Coeficiente de Determinação entre o IDH com o Tratamento inadequado - Somente estados

cor(estado$`IDH (índice de Desenhvolvimento Humano)`,estado$`Tratamento inadequado`,method = "pearson")^2
## [1] 0.06371269

O Coeficiente de Pearson foi adotado para avaliar a correlação entre o Índice de Desenvolvimento Humano (IDH) e o percentual de ETE com disposição inadequada do lodo sanitário. Percebe-se que a correlação é negativa, ou seja, com maiores resultados do IDH tem-se menores resultados do tratamento inadequado. Porém, o coeficiente com -0,25 está abaixo do nível de significância (0,6) para permitir identificar a correlação entre as variáveis.

Correlação (de pearson) entre o IDH com o Tratamento adequado - Somente estados

cor(estado$`IDH (índice de Desenhvolvimento Humano)`,estado$`Tratamento adequado`,method = "pearson")
## [1] -0.1279347

Coeficiente de Determinação entre o IDH com o Tratamento inadequado - Somente estados

cor(estado$`IDH (índice de Desenhvolvimento Humano)`,estado$`Tratamento adequado`,method = "pearson")^2
## [1] 0.0163673

6. CONCLUSÃO

Pelos resultados e análises realizadas neste trabalho, pode-se afirmar que o reaproveitamento do lodo, de forma geral em todas as regiões e estados do Brasil é inexpressívo (abaixo de 5%), havendo ainda um destaque positivo para a região sul e os estados Sergipe, Rio Grande do Sul e Santa Catarina.

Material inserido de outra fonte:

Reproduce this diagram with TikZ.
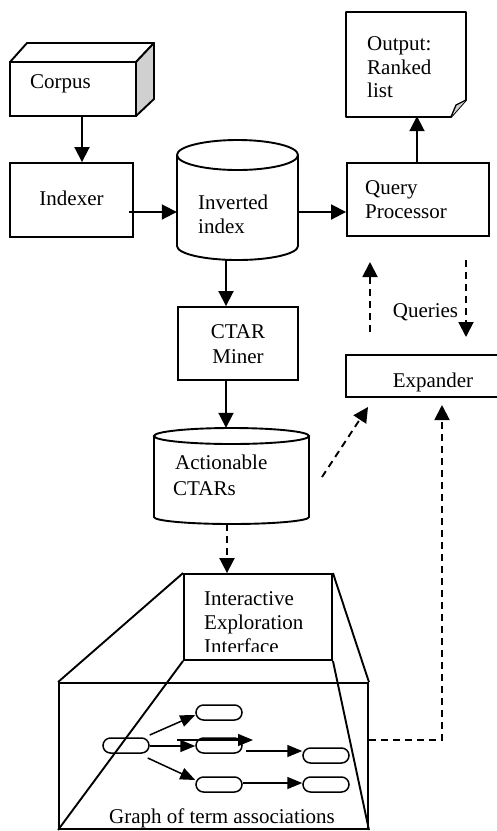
\documentclass[tikz,border=0pt]{standalone}
\usepackage{fontspec}
\setmainfont{Liberation Serif}
\usetikzlibrary{arrows.meta}
\definecolor{facegray}{HTML}{D0D0D0}
\begin{document}
\begin{tikzpicture}[x=1pt,y=-1pt,
  every node/.style={inner sep=0pt, font=\fontsize{21}{23.5}\selectfont},
  box/.style={draw, line width=1.9pt, minimum width=#1},
  hidden/.style={minimum width=#1},
  line/.style={line width=1.9pt},
  arr/.style={line width=1.9pt, -{Triangle[length=15pt,width=15pt]}},
  darr/.style={arr, dash pattern=on 7pt off 5pt},
  term/.style={draw, line width=1.5pt, rounded corners=7.5pt, minimum width=46pt, minimum height=15pt},
  garr/.style={line width=1.5pt, -{Triangle[length=15pt,width=12pt]}},
  lbl/.style={anchor=base west},
  clbl/.style={anchor=base}]
\useasboundingbox (0,0) rectangle (497,831);

% Corpus: a 3-D block
\node[box=126pt, minimum height=54pt] (corpus) at (73,89) {};
\draw[line, line join=round] (10,62) -- (27,43) -- (154,43) -- (136,62);
\draw[line, fill=facegray, line join=round] (136,62) -- (154,43) -- (154,99) -- (136,116) -- cycle;
\node[lbl] (corpustxt) at (30,88) {Corpus};

% Indexer
\node[box=123pt, minimum height=74pt] (indexer) at (71.5,200) {};
\node[clbl] (indexertxt) at (71.5,205) {Indexer};

% Inverted index cylinder
\node[hidden=121pt, minimum height=120pt] (inv) at (237.5,200) {};
\draw[line] (237.5,155) ellipse [x radius=60.5pt, y radius=15pt];
\draw[line] (177,155) -- (177,246) arc[start angle=180, end angle=360, x radius=60.5pt, y radius=14pt] -- (298,155);
\node[lbl] (invtxt1) at (198,209.5) {Inverted};
\node[lbl] (invtxt2) at (198,233) {index};

% Query processor
\node[box=142pt, minimum height=73pt] (qp) at (418,199.5) {};
\node[lbl] (qptxt1) at (365,194) {Query};
\node[lbl] (qptxt2) at (365,218) {Processor};

% Output document with folded corner
\node[hidden=120pt, minimum height=104pt] (out) at (406,64) {};
\draw[line, line join=round] (346,12) -- (466,12) -- (466,100) -- (451,117) -- (346,117) -- cycle;
\draw[line width=1.3pt, fill=facegray, line join=round] (451,117) -- (456,105) -- (466,100);
\node[lbl] (outtxt1) at (367,50) {Output:};
\node[lbl] (outtxt2) at (367,74) {Ranked};
\node[lbl] (outtxt3) at (367,97) {list};

% CTAR miner
\node[box=120pt, minimum height=73pt] (ctar) at (238,343.5) {};
\node[clbl] (ctartxt1) at (238,338) {CTAR};
\node[clbl] (ctartxt2) at (238,363) {Miner};

% Actionable CTARs cylinder
\node[hidden=155pt, minimum height=96pt] (act) at (231.5,476) {};
\draw[line] (231.5,436) ellipse [x radius=77.5pt, y radius=8pt];
\draw[line] (154,436) -- (154,517) arc[start angle=180, end angle=360, x radius=77.5pt, y radius=7pt] -- (309,436);
\node[lbl] (acttxt1) at (175,469) {Actionable};
\node[lbl] (acttxt2) at (173,495) {CTARs};

% Expander (runs off the right edge)
\node[hidden=151pt, minimum height=42pt] (exp) at (421.5,376) {};
\draw[line] (505,355) -- (346,355) -- (346,397) -- (505,397);
\node[clbl] (exptxt) at (433,387) {Expander};
\node[clbl] (queries) at (425.5,317) {Queries};

% Interactive exploration interface
\node[box=148pt, minimum height=86pt] (iee) at (258,617) {};
\begin{scope}
  \clip (184,574) rectangle (332,651);
  \node[lbl] (ieetxt1) at (204,605) {Interactive};
  \node[lbl] (ieetxt2) at (204,629) {Exploration};
  \node[lbl] (ieetxt3) at (204,653) {Interface};
\end{scope}

% Graph of term associations
\node[box=309pt, minimum height=146pt] (graph) at (213.5,756) {};
\node[clbl] (graphtxt) at (222,823) {Graph of term associations};
\draw[line] (iee.north west) -- (graph.north west);
\draw[line] (iee.north east) -- (graph.north east);
\draw[line] (iee.south west) -- (graph.south west);
\draw[line] (iee.south east) -- (graph.south east);

\node[term] (t0) at (126,745.5) {};
\node[term] (t1) at (219,712.5) {};
\node[term] (t2) at (219,745.5) {};
\node[term] (t3) at (326,755.5) {};
\node[term] (t4) at (219,784.5) {};
\node[term] (t5) at (326,784.5) {};
\coordinate (sa) at (177,740);
\coordinate (sb) at (253,740);
\draw[garr] (t0.east |- 0,735) -- (t1.west |- 0,715);
\draw[garr] (t0.east |- 0,746) -- (t2.west |- 0,746);
\draw[garr] (sa) -- (sb);
\draw[garr] ([xshift=3pt]t2.east |- 0,751) -- (t3.west |- 0,751);
\draw[garr] ([xshift=-2pt]t0.east |- 0,758) -- (t4.west |- 0,780);
\draw[garr] (t4.east |- 0,783) -- (t5.west |- 0,783);

% Solid flow
\draw[arr] (corpus.south -| 82,0) -- (indexer.north -| 82,0);
\draw[arr] ([xshift=-5pt]indexer.east |- 0,212) -- (inv.west |- 0,212);
\draw[arr] (inv.east |- 0,212) -- (qp.west |- 0,212);
\draw[arr] (qp.north -| 417,0) -- (out.south -| 417,0);
\draw[arr] (inv.south -| 226,0) -- (ctar.north -| 226,0);
\draw[arr] (ctar.south -| 226,0) -- (act.north -| 226,0);

% Dashed flow
\coordinate (up1) at (370,332);
\coordinate (up2) at (370,262);
\coordinate (dn1) at (466,260);
\coordinate (dn2) at (466,337);
\draw[darr] (up1) -- (up2);
\draw[darr] (dn1) -- (dn2);
\coordinate (ae1) at (322,477);
\coordinate (ae2) at (368,407);
\draw[darr] (ae1) -- (ae2);
\draw[darr] (act.south -| 227,0) -- (iee.north -| 227,0);
\coordinate (gbend) at (442,740);
\draw[darr] (graph.east |- 0,740) -- (gbend) -- (442,405);
\end{tikzpicture}
\end{document}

A disposição inadequada do Lodo Sanitário em corpos dágua, terrenos baldios e lixões é uma prática ainda recorrente no nordeste (mais de 60% das ETEs) e Centro-oeste (quase 50%), com destaque negativo para o estado do Ceará, Paraíba e Mato Grosso do Sul.

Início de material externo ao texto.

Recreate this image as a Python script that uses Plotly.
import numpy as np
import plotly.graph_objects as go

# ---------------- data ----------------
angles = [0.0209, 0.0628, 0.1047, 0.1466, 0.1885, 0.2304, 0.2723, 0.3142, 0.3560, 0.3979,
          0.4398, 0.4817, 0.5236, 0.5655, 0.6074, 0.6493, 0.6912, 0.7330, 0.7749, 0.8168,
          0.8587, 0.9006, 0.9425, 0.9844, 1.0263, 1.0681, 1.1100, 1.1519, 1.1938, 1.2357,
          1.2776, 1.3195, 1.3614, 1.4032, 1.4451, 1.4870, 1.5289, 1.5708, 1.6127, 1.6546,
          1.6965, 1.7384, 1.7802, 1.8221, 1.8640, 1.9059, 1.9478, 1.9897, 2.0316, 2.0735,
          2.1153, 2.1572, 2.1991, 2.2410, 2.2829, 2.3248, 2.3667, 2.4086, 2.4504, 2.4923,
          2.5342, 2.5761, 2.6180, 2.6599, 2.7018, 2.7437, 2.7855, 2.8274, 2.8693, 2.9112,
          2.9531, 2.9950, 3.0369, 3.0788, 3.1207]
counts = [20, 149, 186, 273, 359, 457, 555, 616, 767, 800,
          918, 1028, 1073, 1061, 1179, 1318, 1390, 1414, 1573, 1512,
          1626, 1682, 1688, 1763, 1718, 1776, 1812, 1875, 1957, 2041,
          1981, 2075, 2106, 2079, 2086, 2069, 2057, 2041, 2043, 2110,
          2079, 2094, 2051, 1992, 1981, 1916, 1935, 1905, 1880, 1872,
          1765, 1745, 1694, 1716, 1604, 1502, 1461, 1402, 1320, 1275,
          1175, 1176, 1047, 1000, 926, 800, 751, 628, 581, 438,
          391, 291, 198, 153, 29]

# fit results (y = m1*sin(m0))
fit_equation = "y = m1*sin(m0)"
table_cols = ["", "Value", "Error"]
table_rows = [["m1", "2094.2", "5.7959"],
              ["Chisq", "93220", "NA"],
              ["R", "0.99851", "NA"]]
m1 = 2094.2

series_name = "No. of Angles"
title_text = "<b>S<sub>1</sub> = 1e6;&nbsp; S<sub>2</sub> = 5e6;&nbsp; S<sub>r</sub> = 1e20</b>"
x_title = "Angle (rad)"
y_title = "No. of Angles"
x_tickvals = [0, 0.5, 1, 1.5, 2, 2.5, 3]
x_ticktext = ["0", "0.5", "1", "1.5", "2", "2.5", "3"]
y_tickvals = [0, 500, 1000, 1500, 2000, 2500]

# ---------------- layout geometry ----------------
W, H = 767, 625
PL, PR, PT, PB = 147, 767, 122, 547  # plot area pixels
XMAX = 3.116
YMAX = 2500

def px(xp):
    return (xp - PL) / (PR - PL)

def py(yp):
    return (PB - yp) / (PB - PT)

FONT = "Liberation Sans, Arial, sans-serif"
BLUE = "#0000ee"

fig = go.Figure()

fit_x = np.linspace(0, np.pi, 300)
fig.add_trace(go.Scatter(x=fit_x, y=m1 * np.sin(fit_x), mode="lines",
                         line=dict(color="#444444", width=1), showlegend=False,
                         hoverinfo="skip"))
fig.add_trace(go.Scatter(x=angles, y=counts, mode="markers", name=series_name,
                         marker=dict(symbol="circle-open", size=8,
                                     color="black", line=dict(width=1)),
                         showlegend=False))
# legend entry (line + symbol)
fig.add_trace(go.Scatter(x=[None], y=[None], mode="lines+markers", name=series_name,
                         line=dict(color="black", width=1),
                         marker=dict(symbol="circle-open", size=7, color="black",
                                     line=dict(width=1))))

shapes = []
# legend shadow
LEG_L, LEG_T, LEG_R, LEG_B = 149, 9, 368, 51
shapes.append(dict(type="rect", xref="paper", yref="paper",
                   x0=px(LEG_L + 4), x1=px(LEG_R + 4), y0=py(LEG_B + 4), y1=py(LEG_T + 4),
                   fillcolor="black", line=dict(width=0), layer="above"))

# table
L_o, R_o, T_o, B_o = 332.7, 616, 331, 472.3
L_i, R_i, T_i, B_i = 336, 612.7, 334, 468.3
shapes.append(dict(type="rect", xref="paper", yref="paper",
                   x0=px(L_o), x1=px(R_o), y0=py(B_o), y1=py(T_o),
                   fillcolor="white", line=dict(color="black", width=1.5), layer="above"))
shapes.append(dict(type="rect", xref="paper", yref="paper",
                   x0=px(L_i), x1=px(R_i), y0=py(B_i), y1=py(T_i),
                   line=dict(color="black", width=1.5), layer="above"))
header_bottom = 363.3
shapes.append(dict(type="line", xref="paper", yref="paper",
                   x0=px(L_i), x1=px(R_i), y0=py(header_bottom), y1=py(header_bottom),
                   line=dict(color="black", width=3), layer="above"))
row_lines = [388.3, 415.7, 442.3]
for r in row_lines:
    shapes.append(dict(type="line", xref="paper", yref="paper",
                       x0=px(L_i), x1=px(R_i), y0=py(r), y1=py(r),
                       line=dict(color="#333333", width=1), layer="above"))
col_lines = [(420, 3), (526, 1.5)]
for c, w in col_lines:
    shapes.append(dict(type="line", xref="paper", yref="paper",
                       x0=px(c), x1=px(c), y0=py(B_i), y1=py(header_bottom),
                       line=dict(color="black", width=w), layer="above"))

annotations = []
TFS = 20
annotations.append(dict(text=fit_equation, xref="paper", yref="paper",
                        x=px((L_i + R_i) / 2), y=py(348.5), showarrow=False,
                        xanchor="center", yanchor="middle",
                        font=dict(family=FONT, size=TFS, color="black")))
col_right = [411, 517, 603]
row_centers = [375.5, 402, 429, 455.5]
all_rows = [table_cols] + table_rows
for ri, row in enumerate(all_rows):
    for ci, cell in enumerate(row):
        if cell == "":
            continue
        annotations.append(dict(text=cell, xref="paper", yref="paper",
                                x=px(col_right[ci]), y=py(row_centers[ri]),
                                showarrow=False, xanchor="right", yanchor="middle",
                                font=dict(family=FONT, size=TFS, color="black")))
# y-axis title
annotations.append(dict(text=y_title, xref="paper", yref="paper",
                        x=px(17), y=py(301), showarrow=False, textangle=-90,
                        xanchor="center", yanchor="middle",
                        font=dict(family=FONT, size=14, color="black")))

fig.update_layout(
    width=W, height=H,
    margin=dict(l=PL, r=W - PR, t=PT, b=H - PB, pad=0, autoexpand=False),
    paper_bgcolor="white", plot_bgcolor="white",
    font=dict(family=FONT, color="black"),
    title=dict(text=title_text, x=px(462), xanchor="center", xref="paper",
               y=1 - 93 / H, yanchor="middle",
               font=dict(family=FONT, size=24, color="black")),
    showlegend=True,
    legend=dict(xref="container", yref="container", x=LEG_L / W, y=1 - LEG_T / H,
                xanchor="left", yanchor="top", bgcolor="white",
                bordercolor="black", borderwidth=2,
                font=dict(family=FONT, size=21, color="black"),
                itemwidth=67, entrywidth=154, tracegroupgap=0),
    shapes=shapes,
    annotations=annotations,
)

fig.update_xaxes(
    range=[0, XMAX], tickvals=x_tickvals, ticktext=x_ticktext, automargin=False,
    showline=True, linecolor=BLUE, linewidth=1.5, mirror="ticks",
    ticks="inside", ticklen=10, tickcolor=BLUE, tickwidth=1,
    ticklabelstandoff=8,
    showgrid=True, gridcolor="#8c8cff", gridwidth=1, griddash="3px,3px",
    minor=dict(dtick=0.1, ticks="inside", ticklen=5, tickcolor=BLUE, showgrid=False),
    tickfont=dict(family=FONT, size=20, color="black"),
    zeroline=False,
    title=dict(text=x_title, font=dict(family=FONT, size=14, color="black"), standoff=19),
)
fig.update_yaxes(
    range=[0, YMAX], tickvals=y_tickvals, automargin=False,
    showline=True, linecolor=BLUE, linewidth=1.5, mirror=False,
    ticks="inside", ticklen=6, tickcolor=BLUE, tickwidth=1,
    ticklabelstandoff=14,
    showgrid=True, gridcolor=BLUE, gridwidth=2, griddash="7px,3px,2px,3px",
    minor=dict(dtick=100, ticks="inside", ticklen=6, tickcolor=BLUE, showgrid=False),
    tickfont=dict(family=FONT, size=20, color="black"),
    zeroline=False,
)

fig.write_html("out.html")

Por fim, fica patente a necessidade de investimentos na aplicações de rotas tecnologias para redução e reaproveitamento do lodo sanitário, tais como a citada aplicação da Pirolise Lenta a Tambor Rotativo.

7. BIBLIOGRAFIA

  • ABRELPE. Panorama dos Resíduos Sólidos no Brasil – 2020. Associação Brasileira de Empresas de Limpeza Pública e Resíduos Especiais, São Paulo, 2020.
  • BRINGHENTI, J. R.; BOSCOV, M. E. G.; PIVELI, R. P.; GÜNTHER, W. M. R. Codisposição de lodos de tratamento de esgotos em aterros sanitários brasileiros: aspectos técnicos e critérios mínimos de aplicação. Eng Sanit Ambient, v. 23, n. 5, p 891-899, 2018.
  • CHAMON, R.C.; CARDOSO, R.; BARROS, C.F.O. Tratamento de Resíduos Sólidos Urbanos, introduzindo uma nova tecnologia para o cenário brasileiro: Pirólise Lenta a Tambor Rotativo. In: I CONENGE, Niterói. ANAIS do Congresso, v.1. p.867-876, 2013.
  • INSTITUTO BRASILEIRO DE GEOGRAFIA E ESTATÍSTICA (IBGE). Pesquisa nacional de saneamento básico. Rio de Janeiro: IBGE, 2017.
  • LEI/UFF. Relatório de Controle Ambiental – RCA. Projeto de desenvolvimento de unidade de aproveitamento energético de resíduos através de tecnologia de pirólise a tambor rotativo na aplicação de solução socioambiental. Furnas Centrais Elétricas, Minas Gerais, 2013.